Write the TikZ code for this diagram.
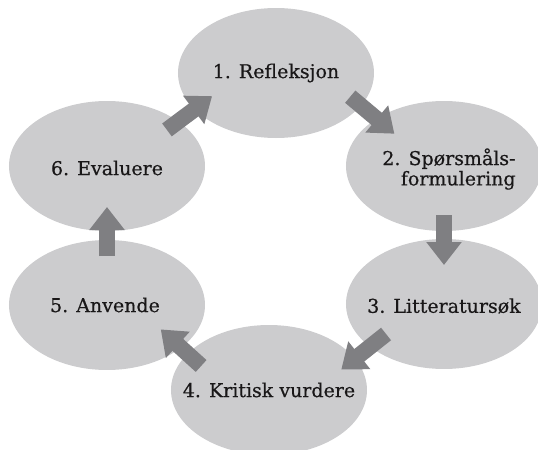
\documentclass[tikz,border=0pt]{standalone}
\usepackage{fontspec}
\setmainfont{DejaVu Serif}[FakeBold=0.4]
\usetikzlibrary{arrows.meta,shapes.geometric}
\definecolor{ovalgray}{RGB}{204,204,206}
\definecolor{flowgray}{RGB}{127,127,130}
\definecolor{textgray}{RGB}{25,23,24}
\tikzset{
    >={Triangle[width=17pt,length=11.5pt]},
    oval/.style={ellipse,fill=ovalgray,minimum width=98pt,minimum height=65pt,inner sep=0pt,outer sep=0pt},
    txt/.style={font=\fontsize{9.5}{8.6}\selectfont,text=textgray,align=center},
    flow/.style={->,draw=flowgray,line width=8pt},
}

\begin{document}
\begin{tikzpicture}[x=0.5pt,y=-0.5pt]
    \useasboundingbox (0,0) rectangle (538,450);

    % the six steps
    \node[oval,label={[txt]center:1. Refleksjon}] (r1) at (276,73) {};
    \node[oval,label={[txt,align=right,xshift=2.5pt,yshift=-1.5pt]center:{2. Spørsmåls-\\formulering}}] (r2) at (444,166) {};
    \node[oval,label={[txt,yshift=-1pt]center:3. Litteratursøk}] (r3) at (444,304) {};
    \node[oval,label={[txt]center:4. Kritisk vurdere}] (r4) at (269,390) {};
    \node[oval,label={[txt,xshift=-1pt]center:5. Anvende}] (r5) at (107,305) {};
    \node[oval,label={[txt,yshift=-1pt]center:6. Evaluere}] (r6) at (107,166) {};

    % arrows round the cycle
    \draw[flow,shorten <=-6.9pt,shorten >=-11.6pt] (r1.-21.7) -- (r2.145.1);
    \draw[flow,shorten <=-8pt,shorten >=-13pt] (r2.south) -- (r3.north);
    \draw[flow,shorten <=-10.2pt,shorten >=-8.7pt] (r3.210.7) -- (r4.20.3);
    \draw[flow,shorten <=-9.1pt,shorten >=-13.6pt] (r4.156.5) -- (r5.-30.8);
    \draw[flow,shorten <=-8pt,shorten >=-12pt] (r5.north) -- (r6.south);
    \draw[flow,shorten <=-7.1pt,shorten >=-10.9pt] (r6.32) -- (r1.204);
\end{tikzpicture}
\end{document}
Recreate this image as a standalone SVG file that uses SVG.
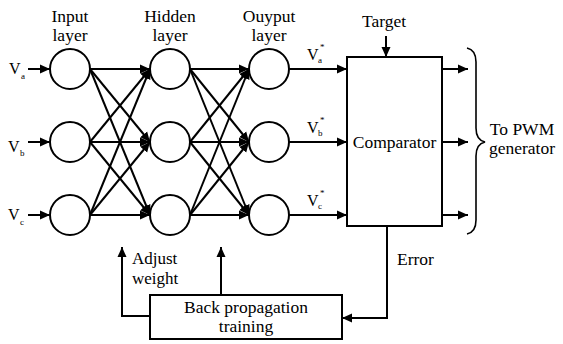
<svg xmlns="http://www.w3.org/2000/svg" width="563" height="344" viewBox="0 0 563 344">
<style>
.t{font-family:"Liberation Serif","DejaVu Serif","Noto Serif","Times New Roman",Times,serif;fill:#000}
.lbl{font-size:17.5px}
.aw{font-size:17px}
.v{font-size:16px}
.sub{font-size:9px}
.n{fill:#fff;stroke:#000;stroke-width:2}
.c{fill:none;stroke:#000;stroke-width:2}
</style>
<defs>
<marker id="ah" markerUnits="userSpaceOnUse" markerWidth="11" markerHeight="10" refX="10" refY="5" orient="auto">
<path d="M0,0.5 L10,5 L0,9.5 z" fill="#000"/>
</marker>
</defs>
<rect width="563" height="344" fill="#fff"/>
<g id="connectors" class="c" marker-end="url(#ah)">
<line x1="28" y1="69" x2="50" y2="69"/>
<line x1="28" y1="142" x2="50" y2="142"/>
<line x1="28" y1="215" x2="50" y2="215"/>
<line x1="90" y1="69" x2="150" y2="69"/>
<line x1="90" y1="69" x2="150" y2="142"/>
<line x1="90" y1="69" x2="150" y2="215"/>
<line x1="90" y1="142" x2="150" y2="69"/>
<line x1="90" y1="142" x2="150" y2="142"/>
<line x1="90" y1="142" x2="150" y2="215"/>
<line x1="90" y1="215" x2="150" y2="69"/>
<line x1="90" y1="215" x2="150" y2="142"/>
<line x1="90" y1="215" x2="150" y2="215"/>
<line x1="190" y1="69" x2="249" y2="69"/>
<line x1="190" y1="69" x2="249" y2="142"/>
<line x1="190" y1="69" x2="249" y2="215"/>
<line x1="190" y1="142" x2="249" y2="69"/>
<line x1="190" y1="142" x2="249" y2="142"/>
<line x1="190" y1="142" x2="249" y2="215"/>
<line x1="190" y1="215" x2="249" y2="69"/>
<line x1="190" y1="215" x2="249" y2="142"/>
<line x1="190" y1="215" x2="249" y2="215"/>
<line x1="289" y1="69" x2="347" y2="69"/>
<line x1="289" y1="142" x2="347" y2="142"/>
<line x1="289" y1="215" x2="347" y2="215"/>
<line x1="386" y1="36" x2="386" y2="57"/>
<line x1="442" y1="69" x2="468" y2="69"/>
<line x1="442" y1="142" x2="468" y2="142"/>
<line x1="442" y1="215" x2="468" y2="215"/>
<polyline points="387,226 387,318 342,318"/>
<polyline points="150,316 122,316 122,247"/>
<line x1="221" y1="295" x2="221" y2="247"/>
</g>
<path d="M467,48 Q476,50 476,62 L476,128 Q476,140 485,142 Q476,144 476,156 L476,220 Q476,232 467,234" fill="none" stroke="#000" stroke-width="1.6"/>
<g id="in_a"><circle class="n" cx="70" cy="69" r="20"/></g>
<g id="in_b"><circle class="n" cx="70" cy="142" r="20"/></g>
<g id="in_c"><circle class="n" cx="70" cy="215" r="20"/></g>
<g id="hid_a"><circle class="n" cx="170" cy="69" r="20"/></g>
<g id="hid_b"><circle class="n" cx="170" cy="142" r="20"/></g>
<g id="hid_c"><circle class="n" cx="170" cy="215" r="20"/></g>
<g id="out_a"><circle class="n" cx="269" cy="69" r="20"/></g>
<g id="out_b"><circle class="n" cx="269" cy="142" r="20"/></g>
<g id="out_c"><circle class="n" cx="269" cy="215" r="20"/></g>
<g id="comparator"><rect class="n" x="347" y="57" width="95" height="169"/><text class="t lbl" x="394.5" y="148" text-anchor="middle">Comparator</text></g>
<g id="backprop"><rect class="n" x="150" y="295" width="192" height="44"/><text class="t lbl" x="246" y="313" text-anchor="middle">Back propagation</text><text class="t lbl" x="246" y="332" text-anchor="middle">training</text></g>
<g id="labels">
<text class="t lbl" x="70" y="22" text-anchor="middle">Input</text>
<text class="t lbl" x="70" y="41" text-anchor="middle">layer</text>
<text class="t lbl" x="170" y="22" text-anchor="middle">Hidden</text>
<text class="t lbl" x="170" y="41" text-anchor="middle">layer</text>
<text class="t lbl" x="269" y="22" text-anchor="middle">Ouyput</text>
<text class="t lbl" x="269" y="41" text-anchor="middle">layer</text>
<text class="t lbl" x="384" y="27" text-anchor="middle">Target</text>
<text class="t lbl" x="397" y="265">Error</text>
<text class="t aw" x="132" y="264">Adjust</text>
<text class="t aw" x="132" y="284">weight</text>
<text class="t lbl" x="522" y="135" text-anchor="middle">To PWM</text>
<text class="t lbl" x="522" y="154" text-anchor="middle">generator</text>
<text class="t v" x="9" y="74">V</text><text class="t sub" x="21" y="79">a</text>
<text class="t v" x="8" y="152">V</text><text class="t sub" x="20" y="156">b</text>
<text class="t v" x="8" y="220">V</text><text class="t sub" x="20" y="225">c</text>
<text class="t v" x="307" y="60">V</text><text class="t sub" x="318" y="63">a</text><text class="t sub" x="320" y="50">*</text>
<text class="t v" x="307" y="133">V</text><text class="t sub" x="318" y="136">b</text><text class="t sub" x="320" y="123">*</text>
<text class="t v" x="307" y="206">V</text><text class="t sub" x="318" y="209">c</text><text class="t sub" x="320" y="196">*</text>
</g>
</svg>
* * * *
**Request:**
Omitting all images, retype each line of the records precisely.

**Complete answer:**
Write the TikZ code for this diagram.
\documentclass[tikz,border=0pt]{standalone}
\usepackage{fontspec}
\setmainfont{DejaVu Serif}[FakeBold=0.4]
\usetikzlibrary{arrows.meta,shapes.geometric}
\definecolor{ovalgray}{RGB}{204,204,206}
\definecolor{flowgray}{RGB}{127,127,130}
\definecolor{textgray}{RGB}{25,23,24}
\tikzset{
    >={Triangle[width=17pt,length=11.5pt]},
    oval/.style={ellipse,fill=ovalgray,minimum width=98pt,minimum height=65pt,inner sep=0pt,outer sep=0pt},
    txt/.style={font=\fontsize{9.5}{8.6}\selectfont,text=textgray,align=center},
    flow/.style={->,draw=flowgray,line width=8pt},
}

\begin{document}
\begin{tikzpicture}[x=0.5pt,y=-0.5pt]
    \useasboundingbox (0,0) rectangle (538,450);

    % the six steps
    \node[oval,label={[txt]center:1. Refleksjon}] (r1) at (276,73) {};
    \node[oval,label={[txt,align=right,xshift=2.5pt,yshift=-1.5pt]center:{2. Spørsmåls-\\formulering}}] (r2) at (444,166) {};
    \node[oval,label={[txt,yshift=-1pt]center:3. Litteratursøk}] (r3) at (444,304) {};
    \node[oval,label={[txt]center:4. Kritisk vurdere}] (r4) at (269,390) {};
    \node[oval,label={[txt,xshift=-1pt]center:5. Anvende}] (r5) at (107,305) {};
    \node[oval,label={[txt,yshift=-1pt]center:6. Evaluere}] (r6) at (107,166) {};

    % arrows round the cycle
    \draw[flow,shorten <=-6.9pt,shorten >=-11.6pt] (r1.-21.7) -- (r2.145.1);
    \draw[flow,shorten <=-8pt,shorten >=-13pt] (r2.south) -- (r3.north);
    \draw[flow,shorten <=-10.2pt,shorten >=-8.7pt] (r3.210.7) -- (r4.20.3);
    \draw[flow,shorten <=-9.1pt,shorten >=-13.6pt] (r4.156.5) -- (r5.-30.8);
    \draw[flow,shorten <=-8pt,shorten >=-12pt] (r5.north) -- (r6.south);
    \draw[flow,shorten <=-7.1pt,shorten >=-10.9pt] (r6.32) -- (r1.204);
\end{tikzpicture}
\end{document}
Recreate this image as a standalone SVG file that uses SVG.
<svg xmlns="http://www.w3.org/2000/svg" width="563" height="344" viewBox="0 0 563 344">
<style>
.t{font-family:"Liberation Serif","DejaVu Serif","Noto Serif","Times New Roman",Times,serif;fill:#000}
.lbl{font-size:17.5px}
.aw{font-size:17px}
.v{font-size:16px}
.sub{font-size:9px}
.n{fill:#fff;stroke:#000;stroke-width:2}
.c{fill:none;stroke:#000;stroke-width:2}
</style>
<defs>
<marker id="ah" markerUnits="userSpaceOnUse" markerWidth="11" markerHeight="10" refX="10" refY="5" orient="auto">
<path d="M0,0.5 L10,5 L0,9.5 z" fill="#000"/>
</marker>
</defs>
<rect width="563" height="344" fill="#fff"/>
<g id="connectors" class="c" marker-end="url(#ah)">
<line x1="28" y1="69" x2="50" y2="69"/>
<line x1="28" y1="142" x2="50" y2="142"/>
<line x1="28" y1="215" x2="50" y2="215"/>
<line x1="90" y1="69" x2="150" y2="69"/>
<line x1="90" y1="69" x2="150" y2="142"/>
<line x1="90" y1="69" x2="150" y2="215"/>
<line x1="90" y1="142" x2="150" y2="69"/>
<line x1="90" y1="142" x2="150" y2="142"/>
<line x1="90" y1="142" x2="150" y2="215"/>
<line x1="90" y1="215" x2="150" y2="69"/>
<line x1="90" y1="215" x2="150" y2="142"/>
<line x1="90" y1="215" x2="150" y2="215"/>
<line x1="190" y1="69" x2="249" y2="69"/>
<line x1="190" y1="69" x2="249" y2="142"/>
<line x1="190" y1="69" x2="249" y2="215"/>
<line x1="190" y1="142" x2="249" y2="69"/>
<line x1="190" y1="142" x2="249" y2="142"/>
<line x1="190" y1="142" x2="249" y2="215"/>
<line x1="190" y1="215" x2="249" y2="69"/>
<line x1="190" y1="215" x2="249" y2="142"/>
<line x1="190" y1="215" x2="249" y2="215"/>
<line x1="289" y1="69" x2="347" y2="69"/>
<line x1="289" y1="142" x2="347" y2="142"/>
<line x1="289" y1="215" x2="347" y2="215"/>
<line x1="386" y1="36" x2="386" y2="57"/>
<line x1="442" y1="69" x2="468" y2="69"/>
<line x1="442" y1="142" x2="468" y2="142"/>
<line x1="442" y1="215" x2="468" y2="215"/>
<polyline points="387,226 387,318 342,318"/>
<polyline points="150,316 122,316 122,247"/>
<line x1="221" y1="295" x2="221" y2="247"/>
</g>
<path d="M467,48 Q476,50 476,62 L476,128 Q476,140 485,142 Q476,144 476,156 L476,220 Q476,232 467,234" fill="none" stroke="#000" stroke-width="1.6"/>
<g id="in_a"><circle class="n" cx="70" cy="69" r="20"/></g>
<g id="in_b"><circle class="n" cx="70" cy="142" r="20"/></g>
<g id="in_c"><circle class="n" cx="70" cy="215" r="20"/></g>
<g id="hid_a"><circle class="n" cx="170" cy="69" r="20"/></g>
<g id="hid_b"><circle class="n" cx="170" cy="142" r="20"/></g>
<g id="hid_c"><circle class="n" cx="170" cy="215" r="20"/></g>
<g id="out_a"><circle class="n" cx="269" cy="69" r="20"/></g>
<g id="out_b"><circle class="n" cx="269" cy="142" r="20"/></g>
<g id="out_c"><circle class="n" cx="269" cy="215" r="20"/></g>
<g id="comparator"><rect class="n" x="347" y="57" width="95" height="169"/><text class="t lbl" x="394.5" y="148" text-anchor="middle">Comparator</text></g>
<g id="backprop"><rect class="n" x="150" y="295" width="192" height="44"/><text class="t lbl" x="246" y="313" text-anchor="middle">Back propagation</text><text class="t lbl" x="246" y="332" text-anchor="middle">training</text></g>
<g id="labels">
<text class="t lbl" x="70" y="22" text-anchor="middle">Input</text>
<text class="t lbl" x="70" y="41" text-anchor="middle">layer</text>
<text class="t lbl" x="170" y="22" text-anchor="middle">Hidden</text>
<text class="t lbl" x="170" y="41" text-anchor="middle">layer</text>
<text class="t lbl" x="269" y="22" text-anchor="middle">Ouyput</text>
<text class="t lbl" x="269" y="41" text-anchor="middle">layer</text>
<text class="t lbl" x="384" y="27" text-anchor="middle">Target</text>
<text class="t lbl" x="397" y="265">Error</text>
<text class="t aw" x="132" y="264">Adjust</text>
<text class="t aw" x="132" y="284">weight</text>
<text class="t lbl" x="522" y="135" text-anchor="middle">To PWM</text>
<text class="t lbl" x="522" y="154" text-anchor="middle">generator</text>
<text class="t v" x="9" y="74">V</text><text class="t sub" x="21" y="79">a</text>
<text class="t v" x="8" y="152">V</text><text class="t sub" x="20" y="156">b</text>
<text class="t v" x="8" y="220">V</text><text class="t sub" x="20" y="225">c</text>
<text class="t v" x="307" y="60">V</text><text class="t sub" x="318" y="63">a</text><text class="t sub" x="320" y="50">*</text>
<text class="t v" x="307" y="133">V</text><text class="t sub" x="318" y="136">b</text><text class="t sub" x="320" y="123">*</text>
<text class="t v" x="307" y="206">V</text><text class="t sub" x="318" y="209">c</text><text class="t sub" x="320" y="196">*</text>
</g>
</svg>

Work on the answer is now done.